If we can imagine Pilate as our contemporary, what would we have
done in his place?
Written by one of France's great men of letters of the twentieth
century, Pontius Pilate is a highly provocative and psychologically
gripping novel that reconstructs Pilate's state of mind in deciding
to convict Jesus. Taking his place alongside the authors of other
such "sacred fantasies" as Nikos Kazantzakis (The
Last Temptation of Christ) and Dan Brown (The Da Vinci
Code), the surrealist Roger Caillois conjures countless plausible
dramas of the "what ifs" that might have played out
inside Pilate's mind during the final twenty-four hours before
he decided Jesus's fate. Transgressive, disconcerting, and original,
Pontius Pilate provides a fascinating opportunity to
contemplate the mind of a man who, with one decision, arguably
changed the course of human history. It explores the interplay
of politics and conscience, fundamentalism and cosmopolitanism,
and fanaticism and pragmatism--themes even more compelling today
than they were forty-some years ago when the book was originally
published.
With an introduction by the religion scholar Ivan Strenski, this
new American edition of Charles Lam Markmann's original English
translation (published in 1963 and long since out of print) makes
available once again for the English-language reading public a
remarkable work of intelligence, wit, and imagination. Pontius
Pilate offers an engaging and climactic read for anyone interested
in the interplay of religion and culture and in the mysteries
of this pinnacle moment in the biblical narrative.

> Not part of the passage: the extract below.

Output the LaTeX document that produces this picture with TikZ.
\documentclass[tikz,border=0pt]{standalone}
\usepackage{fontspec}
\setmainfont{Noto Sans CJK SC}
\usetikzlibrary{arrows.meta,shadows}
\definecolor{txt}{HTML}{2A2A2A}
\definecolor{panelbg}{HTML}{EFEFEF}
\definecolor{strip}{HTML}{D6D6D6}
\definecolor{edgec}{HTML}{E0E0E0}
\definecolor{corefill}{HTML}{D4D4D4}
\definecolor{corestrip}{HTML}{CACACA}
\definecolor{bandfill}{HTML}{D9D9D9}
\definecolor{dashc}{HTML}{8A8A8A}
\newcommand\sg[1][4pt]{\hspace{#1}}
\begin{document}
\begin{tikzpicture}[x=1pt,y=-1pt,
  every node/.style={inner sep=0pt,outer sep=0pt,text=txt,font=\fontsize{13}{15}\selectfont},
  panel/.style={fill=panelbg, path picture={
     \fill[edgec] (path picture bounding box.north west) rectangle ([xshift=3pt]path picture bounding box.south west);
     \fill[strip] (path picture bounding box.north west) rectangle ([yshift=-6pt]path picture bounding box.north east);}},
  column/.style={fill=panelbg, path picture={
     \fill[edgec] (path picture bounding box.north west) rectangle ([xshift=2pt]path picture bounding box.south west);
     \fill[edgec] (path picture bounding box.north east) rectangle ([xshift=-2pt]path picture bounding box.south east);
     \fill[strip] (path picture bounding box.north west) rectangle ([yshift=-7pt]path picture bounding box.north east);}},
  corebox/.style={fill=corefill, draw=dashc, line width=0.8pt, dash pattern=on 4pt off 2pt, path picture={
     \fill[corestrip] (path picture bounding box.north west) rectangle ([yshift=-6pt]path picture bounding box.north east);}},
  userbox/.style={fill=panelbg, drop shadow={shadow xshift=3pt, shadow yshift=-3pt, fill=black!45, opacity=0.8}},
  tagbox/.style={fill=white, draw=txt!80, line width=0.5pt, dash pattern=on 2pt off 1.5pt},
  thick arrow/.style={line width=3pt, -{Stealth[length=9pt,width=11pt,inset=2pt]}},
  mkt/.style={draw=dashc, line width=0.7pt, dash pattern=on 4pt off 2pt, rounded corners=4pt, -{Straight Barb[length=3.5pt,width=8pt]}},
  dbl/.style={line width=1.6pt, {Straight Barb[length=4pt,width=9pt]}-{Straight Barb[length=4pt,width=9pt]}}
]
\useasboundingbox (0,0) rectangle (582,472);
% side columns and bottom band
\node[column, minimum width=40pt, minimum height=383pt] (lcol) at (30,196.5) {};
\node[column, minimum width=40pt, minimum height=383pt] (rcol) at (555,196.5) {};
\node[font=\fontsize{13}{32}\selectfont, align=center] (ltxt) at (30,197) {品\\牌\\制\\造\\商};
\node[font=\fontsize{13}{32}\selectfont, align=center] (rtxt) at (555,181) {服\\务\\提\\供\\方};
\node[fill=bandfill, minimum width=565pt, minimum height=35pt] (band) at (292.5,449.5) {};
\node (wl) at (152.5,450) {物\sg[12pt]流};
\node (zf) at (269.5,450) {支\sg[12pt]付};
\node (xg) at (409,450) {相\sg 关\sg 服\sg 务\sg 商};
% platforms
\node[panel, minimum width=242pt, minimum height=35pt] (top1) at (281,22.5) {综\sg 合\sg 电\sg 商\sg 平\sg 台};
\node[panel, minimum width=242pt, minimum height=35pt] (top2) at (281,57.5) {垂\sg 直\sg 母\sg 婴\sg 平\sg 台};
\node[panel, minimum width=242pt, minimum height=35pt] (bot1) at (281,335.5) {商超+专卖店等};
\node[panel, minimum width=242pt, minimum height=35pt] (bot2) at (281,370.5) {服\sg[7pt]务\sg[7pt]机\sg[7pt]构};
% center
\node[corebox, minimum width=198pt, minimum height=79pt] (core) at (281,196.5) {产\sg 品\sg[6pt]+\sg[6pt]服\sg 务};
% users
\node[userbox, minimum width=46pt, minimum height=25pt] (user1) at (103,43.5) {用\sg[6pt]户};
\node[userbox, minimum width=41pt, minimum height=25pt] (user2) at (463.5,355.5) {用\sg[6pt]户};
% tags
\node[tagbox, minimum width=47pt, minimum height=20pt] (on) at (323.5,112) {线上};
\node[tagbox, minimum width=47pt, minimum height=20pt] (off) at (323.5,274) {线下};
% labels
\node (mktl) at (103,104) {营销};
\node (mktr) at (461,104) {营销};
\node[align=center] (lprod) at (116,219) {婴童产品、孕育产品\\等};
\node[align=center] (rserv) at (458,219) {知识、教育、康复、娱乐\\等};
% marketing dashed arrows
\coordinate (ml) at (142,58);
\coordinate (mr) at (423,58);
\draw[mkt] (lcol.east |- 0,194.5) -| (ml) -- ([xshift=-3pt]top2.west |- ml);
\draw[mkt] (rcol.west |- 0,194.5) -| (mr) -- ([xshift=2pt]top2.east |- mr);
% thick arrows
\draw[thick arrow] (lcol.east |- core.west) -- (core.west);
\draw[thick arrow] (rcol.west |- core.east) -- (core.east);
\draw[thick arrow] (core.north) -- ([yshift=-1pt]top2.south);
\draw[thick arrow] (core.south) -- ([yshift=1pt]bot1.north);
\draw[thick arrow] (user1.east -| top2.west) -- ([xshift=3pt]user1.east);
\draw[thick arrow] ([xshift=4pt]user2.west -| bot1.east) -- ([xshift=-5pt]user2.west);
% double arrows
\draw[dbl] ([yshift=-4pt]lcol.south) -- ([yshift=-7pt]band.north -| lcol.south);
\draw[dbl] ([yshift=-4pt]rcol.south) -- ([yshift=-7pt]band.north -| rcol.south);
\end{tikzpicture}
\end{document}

Roger Caillois, 1913-1978, philosopher,
writer, and Académie française laureate, was the author of
numerous works of anthropology, sociology, psychoanalysis, art,
and literary criticism, and the cofounder, with Georges Bataille,
of France's College of Sociology for the Study of the Sacred. Ivan
Strenski is Professor and Holstein Endowed Chairholder
in the Department of Religious Studies at the University of California,
Riverside, and the author or editor of several works, including
Contesting Sacrifice and Thinking about Religion.